The challenges that Africa faces – youth unemployment, fragility, energy transition, climate shocks – do not stop at its borders. Rising irregular migration to Europe, estimated at over 150,000 arrivals annually by the end of 2024, reflects a growing desperation fueled by missed development opportunities at home. The economic cost of managing irregular migration across the Mediterranean alone has exceeded €11 billion for EU countries between 2015 and 2024.
Conversely, building resilient African economies benefits the world: expanding markets, enhancing global supply chain diversification, and stabilizing geopolitical flashpoints.

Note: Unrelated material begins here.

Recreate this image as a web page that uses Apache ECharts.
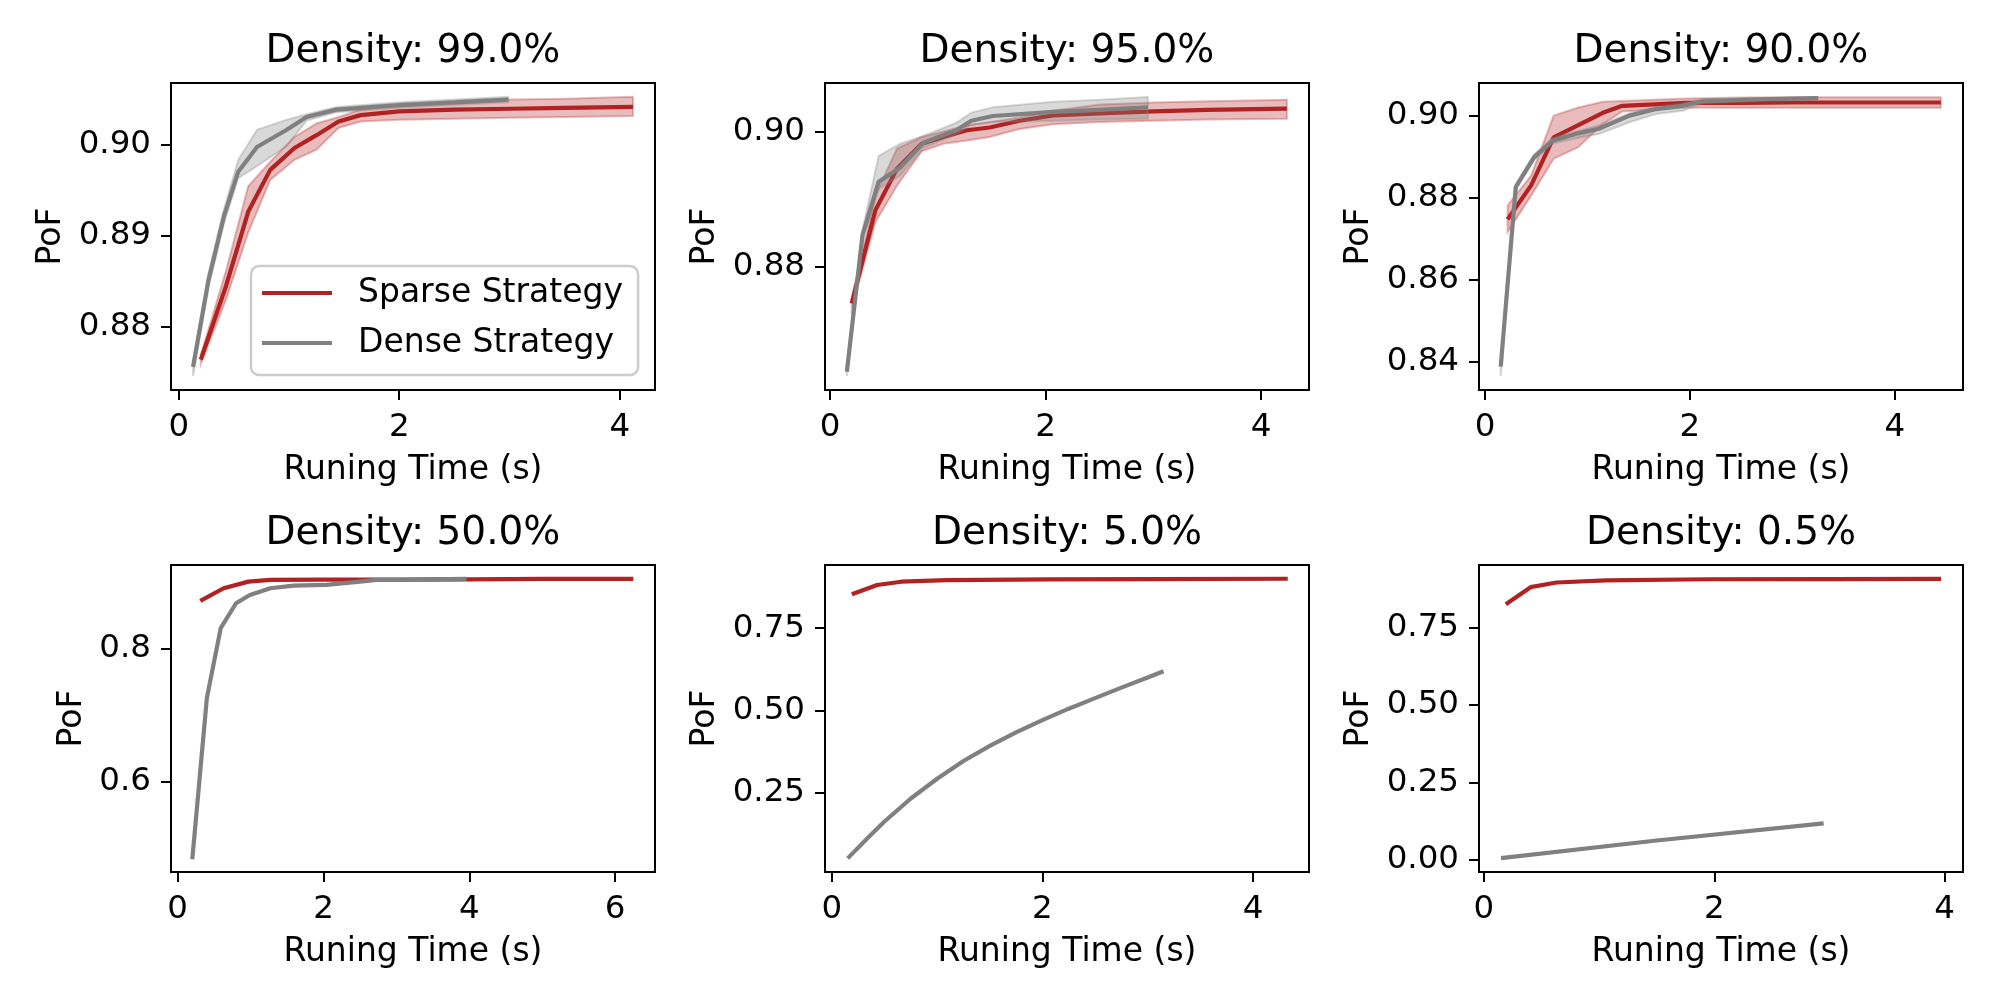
<!DOCTYPE html>
<html>
<head>
<meta charset="utf-8">
<title>PoF vs running time</title>
<script src="https://cdn.jsdelivr.net/npm/echarts@6/dist/echarts.min.js"></script>
<style>
    html, body { margin: 0; padding: 0; background: #fff; }
    #chart { width: 2000px; height: 1000px; }
</style>
</head>
<body>
<div id="chart"></div>
<script>
// ---- data ----
// Density 99.0%
var p1SparseT  = [0.20, 0.43, 0.63, 0.83, 1.05, 1.25, 1.45, 1.65, 2.0, 2.5, 3.0, 3.5, 4.12];
var p1SparseP  = [0.8764, 0.8845, 0.8926, 0.8972, 0.8996, 0.9010, 0.9025, 0.9032, 0.9036, 0.9038, 0.9039, 0.9040, 0.9041];
var p1SparseLo = [0.8759, 0.8830, 0.8903, 0.8961, 0.8983, 0.8994, 0.9018, 0.9025, 0.9027, 0.9028, 0.9029, 0.9030, 0.9031];
var p1SparseHi = [0.8769, 0.8862, 0.8954, 0.8981, 0.9008, 0.9023, 0.9030, 0.9038, 0.9044, 0.9047, 0.9049, 0.9050, 0.9052];
var p1DenseT   = [0.13, 0.27, 0.41, 0.54, 0.71, 0.98, 1.16, 1.43, 2.0, 2.5, 2.99];
var p1DenseP   = [0.8756, 0.8851, 0.8921, 0.8970, 0.8997, 0.9016, 0.9030, 0.9038, 0.9043, 0.9046, 0.9049];
var p1DenseLo  = [0.8746, 0.8843, 0.8913, 0.8963, 0.8976, 0.8998, 0.9026, 0.9035, 0.9040, 0.9043, 0.9046];
var p1DenseHi  = [0.8762, 0.8859, 0.8929, 0.8983, 0.9016, 0.9027, 0.9033, 0.9041, 0.9046, 0.9049, 0.9052];

// Density 95.0%
var p2SparseT  = [0.20, 0.42, 0.62, 0.85, 1.05, 1.27, 1.48, 1.76, 2.07, 2.5, 3.0, 3.5, 4.24];
var p2SparseP  = [0.8746, 0.8884, 0.8945, 0.8982, 0.8992, 0.9002, 0.9006, 0.9016, 0.9024, 0.9027, 0.9030, 0.9032, 0.9034];
var p2SparseLo = [0.8738, 0.8866, 0.8920, 0.8971, 0.8982, 0.8987, 0.8992, 0.9004, 0.9011, 0.9014, 0.9016, 0.9018, 0.9019];
var p2SparseHi = [0.8754, 0.8906, 0.8975, 0.8992, 0.9000, 0.9009, 0.9014, 0.9021, 0.9031, 0.9040, 0.9043, 0.9045, 0.9047];
var p2DenseT   = [0.155, 0.30, 0.45, 0.65, 0.87, 1.17, 1.31, 1.51, 2.07, 2.5, 2.95];
var p2DenseP   = [0.8645, 0.8847, 0.8926, 0.8947, 0.8984, 0.9002, 0.9016, 0.9023, 0.9029, 0.9032, 0.9036];
var p2DenseLo  = [0.8639, 0.8839, 0.8915, 0.8935, 0.8976, 0.8996, 0.9010, 0.9014, 0.9016, 0.9018, 0.9019];
var p2DenseHi  = [0.8651, 0.8855, 0.8964, 0.8982, 0.8994, 0.9013, 0.9028, 0.9036, 0.9044, 0.9047, 0.9051];

// Density 90.0%
var p3SparseT  = [0.22, 0.45, 0.67, 0.91, 1.15, 1.34, 1.96, 2.5, 3.0, 3.5, 4.0, 4.45];
var p3SparseP  = [0.8747, 0.8830, 0.8947, 0.8977, 0.9007, 0.9024, 0.9031, 0.9031, 0.9032, 0.9032, 0.9032, 0.9032];
var p3SparseLo = [0.8716, 0.8805, 0.8895, 0.8923, 0.8980, 0.9010, 0.9020, 0.9019, 0.9019, 0.9019, 0.9019, 0.9019];
var p3SparseHi = [0.8781, 0.8854, 0.9000, 0.9020, 0.9034, 0.9036, 0.9042, 0.9044, 0.9045, 0.9045, 0.9045, 0.9045];
var p3DenseT   = [0.153, 0.30, 0.48, 0.66, 0.89, 1.11, 1.41, 1.67, 1.93, 2.12, 2.7, 3.25];
var p3DenseP   = [0.8388, 0.8826, 0.8899, 0.8939, 0.8956, 0.8968, 0.9000, 0.9016, 0.9024, 0.9035, 0.9040, 0.9043];
var p3DenseLo  = [0.8365, 0.8818, 0.8892, 0.8932, 0.8945, 0.8955, 0.8984, 0.9004, 0.9012, 0.9030, 0.9036, 0.9040];
var p3DenseHi  = [0.8400, 0.8834, 0.8906, 0.8946, 0.8962, 0.8976, 0.9006, 0.9022, 0.9030, 0.9040, 0.9043, 0.9045];

// Density 50.0%
var p4SparseT = [0.31, 0.63, 0.97, 1.27, 2.0, 3.0, 4.0, 5.0, 6.25];
var p4SparseP = [0.872, 0.891, 0.901, 0.9035, 0.904, 0.904, 0.9045, 0.905, 0.905];
var p4DenseT  = [0.20, 0.40, 0.59, 0.80, 0.99, 1.27, 1.59, 2.04, 2.50, 2.73, 3.2, 3.96];
var p4DenseP  = [0.4835, 0.726, 0.831, 0.8685, 0.881, 0.891, 0.895, 0.896, 0.901, 0.9035, 0.904, 0.905];

// Density 5.0%
var p5SparseT = [0.19, 0.43, 0.66, 1.09, 2.07, 3.0, 4.33];
var p5SparseP = [0.853, 0.881, 0.891, 0.896, 0.898, 0.899, 0.900];
var p5DenseT  = [0.15, 0.35, 0.5, 0.75, 1.0, 1.25, 1.5, 1.75, 2.0, 2.25, 2.5, 2.75, 3.0, 3.15];
var p5DenseP  = [0.050, 0.115, 0.162, 0.232, 0.292, 0.346, 0.392, 0.433, 0.470, 0.505, 0.537, 0.569, 0.600, 0.619];

// Density 0.5%
var p6SparseT = [0.19, 0.405, 0.63, 1.06, 1.95, 3.0, 3.97];
var p6SparseP = [0.825, 0.880, 0.895, 0.902, 0.9055, 0.906, 0.9065];
var p6DenseT  = [0.148, 1.5, 2.95];
var p6DenseP  = [0.0064, 0.063, 0.118];

var titles = ['Density: 99.0%', 'Density: 95.0%', 'Density: 90.0%',
              'Density: 50.0%', 'Density: 5.0%', 'Density: 0.5%'];
var xTicks = [[0, 2, 4], [0, 2, 4], [0, 2, 4], [0, 2, 4, 6], [0, 2, 4], [0, 2, 4]];
var yTicks = [[0.88, 0.89, 0.90], [0.88, 0.90], [0.84, 0.86, 0.88, 0.90],
              [0.6, 0.8], [0.25, 0.50, 0.75], [0.00, 0.25, 0.50, 0.75]];
var yDigits = [2, 2, 2, 1, 2, 2];
var xRange = [[-0.07, 4.32], [-0.048, 4.445], [-0.059, 4.666], [-0.092, 6.547], [-0.065, 4.532], [-0.043, 4.16]];
var yRange = [[0.87307, 0.90672], [0.86182, 0.90718], [0.83311, 0.90796],
              [0.4644, 0.926], [0.0085, 0.9418], [-0.0386, 0.9515]];

var sparseSets = [
    [p1SparseT, p1SparseP, p1SparseLo, p1SparseHi],
    [p2SparseT, p2SparseP, p2SparseLo, p2SparseHi],
    [p3SparseT, p3SparseP, p3SparseLo, p3SparseHi],
    [p4SparseT, p4SparseP], [p5SparseT, p5SparseP], [p6SparseT, p6SparseP]
];
var denseSets = [
    [p1DenseT, p1DenseP, p1DenseLo, p1DenseHi],
    [p2DenseT, p2DenseP, p2DenseLo, p2DenseHi],
    [p3DenseT, p3DenseP, p3DenseLo, p3DenseHi],
    [p4DenseT, p4DenseP], [p5DenseT, p5DenseP], [p6DenseT, p6DenseP]
];

// ---- layout ----
var FONT = 'DejaVu Sans';
var RED = '#b22222', GRAY = '#808080';
var RED_FILL = 'rgba(178,34,34,0.3)', GRAY_FILL = 'rgba(128,128,128,0.3)';
var colLeft = [171, 825, 1479], rowTop = [83, 565];
var gridW = 484, gridH = 307;
var yNameGap = [103, 103, 103, 82, 103, 103];

function pairs(t, p) {
    return t.map(function (v, i) { return [v, p[i]]; });
}

// shaded band between lo and hi, drawn as one polygon through the axis scales
function band(idx, t, lo, hi, fill, z) {
    return {
        type: 'custom', xAxisIndex: idx, yAxisIndex: idx, silent: true, z: z,
        data: t.map(function (v, i) { return [v, lo[i], hi[i]]; }),
        encode: { x: 0, y: [1, 2] },
        renderItem: function (params, api) {
            if (params.dataIndex !== 0) return null;
            var pts = [];
            for (var i = 0; i < t.length; i++) pts.push(api.coord([t[i], hi[i]]));
            for (var j = t.length - 1; j >= 0; j--) pts.push(api.coord([t[j], lo[j]]));
            return { type: 'polygon', shape: { points: pts }, style: { fill: fill, stroke: fill, lineWidth: 2 } };
        }
    };
}

function line(idx, name, t, p, color, z) {
    return {
        type: 'line', name: name, xAxisIndex: idx, yAxisIndex: idx, z: z,
        data: pairs(t, p), showSymbol: false, symbol: 'none',
        itemStyle: { color: color },
        lineStyle: { color: color, width: 4.2 }
    };
}

function makeFmt(d) {
    return function (v) { return v.toFixed(d); };
}

function buildOption() {
    var grids = [], xAxes = [], yAxes = [], series = [], titleList = [];
    for (var k = 0; k < 6; k++) {
        var gl = colLeft[k % 3], gt = rowTop[Math.floor(k / 3)];
        grids.push({ left: gl, top: gt, width: gridW, height: gridH, show: true,
                     borderColor: '#000', borderWidth: 2 });
        titleList.push({ text: titles[k], left: gl + gridW / 2, top: gt - 51, textAlign: 'center', padding: 0,
                         textStyle: { fontFamily: FONT, fontSize: 39, fontWeight: 'normal', color: '#000' } });
        xAxes.push({
            type: 'value', gridIndex: k, min: xRange[k][0], max: xRange[k][1],
            name: 'Runing Time (s)', nameLocation: 'middle', nameGap: 64,
            nameTextStyle: { fontFamily: FONT, fontSize: 33, color: '#000' },
            axisLine: { show: true, onZero: false, lineStyle: { color: '#000', width: 2 } },
            axisTick: { show: true, length: 10, customValues: xTicks[k], lineStyle: { color: '#000', width: 2 } },
            axisLabel: { customValues: xTicks[k], margin: 21, fontFamily: FONT, fontSize: 32.5, color: '#000',
                         formatter: function (v) { return String(Math.round(v)); } },
            splitLine: { show: false }
        });
        yAxes.push({
            type: 'value', gridIndex: k, min: yRange[k][0], max: yRange[k][1],
            name: 'PoF', nameLocation: 'middle', nameGap: yNameGap[k],
            nameTextStyle: { fontFamily: FONT, fontSize: 33, color: '#000' },
            axisLine: { show: true, onZero: false, lineStyle: { color: '#000', width: 2 } },
            axisTick: { show: true, length: 10, customValues: yTicks[k], lineStyle: { color: '#000', width: 2 } },
            axisLabel: { customValues: yTicks[k], margin: 20, fontFamily: FONT, fontSize: 32.5, color: '#000',
                         formatter: makeFmt(yDigits[k]) },
            splitLine: { show: false }
        });

        var s = sparseSets[k], dn = denseSets[k];
        if (s.length > 2) series.push(band(k, s[0], s[2], s[3], RED_FILL, 3));
        series.push(line(k, 'Sparse Strategy', s[0], s[1], RED, 4));
        if (dn.length > 2) series.push(band(k, dn[0], dn[2], dn[3], GRAY_FILL, 5));
        series.push(line(k, 'Dense Strategy', dn[0], dn[1], GRAY, 6));
    }
    return {
        backgroundColor: '#fff',
        animation: false,
        title: titleList,
        legend: {
            data: ['Sparse Strategy', 'Dense Strategy'],
            orient: 'vertical', left: 251, top: 266,
            icon: 'rect', itemWidth: 70, itemHeight: 4, itemGap: 10,
            padding: [7, 15, 12, 11],
            backgroundColor: 'rgba(255,255,255,0.8)',
            borderColor: '#cccccc', borderWidth: 2.5, borderRadius: 8,
            selectedMode: false, z: 10,
            textStyle: { fontFamily: FONT, fontSize: 33, color: '#000', lineHeight: 40, padding: [0, 0, 0, 21] }
        },
        grid: grids,
        xAxis: xAxes,
        yAxis: yAxes,
        series: series
    };
}

var myChart = echarts.init(document.getElementById('chart'));
myChart.setOption(buildOption());
window.addEventListener('resize', function () { myChart.resize(); });
</script>
</body>
</html>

Non-regional member countries of the AfDB – such as the United States, China, Japan, the EU, Canada, and South Korea – recognize this, increasingly framing their African engagement around mutual prosperity rather than aid. A stronger AfDB under visionary leadership would serve not only its African shareholders but also its non-African shareholders – by creating investable, growing economies that reduce systemic risks.
Development is not charity. It is a rational investment in global security and shared prosperity. And it must be treated with the seriousness it deserves.
Africa’s transformation will not be financed or executed from afar. It must be driven from within. Institutions like the AfDB must be judged by their proximity to African priorities, their agility in execution, and their credibility with African citizens – not only with rating agencies or donors.
That is the vision that I am committed to. A continent where Africa trades with Africa first. A continent where youth no longer migrate for survival but innovate for prosperity. A continent where infrastructure corridors unlock opportunity, not merely extraction. A continent where development banks serve the people – not the other way around.
The stakes could not be higher. According to UNCTAD’s 2024 World Investment Report, Africa’s share of global foreign direct investment remains stubbornly below 5%. Meanwhile, the financing gap for achieving the SDGs in Africa has ballooned to over $200 billion annually. If we do not act decisively – if we do not fix intra-African trade bottlenecks, close infrastructure deficits, and unleash regional markets – Africa risks missing the demographic dividend that could define the 21st century as the African century.
The future is still ours to claim. But it will not be given. It must be built – by Africans, for Africans, with partners who respect our agency and match our ambition.
Africa must stop buying what it already has. It must start believing in what it already is.
The time to act is now.
Dr. Sidi Ould Tah is a candidate for the AfDB Presidency with the election scheduled for May 2025.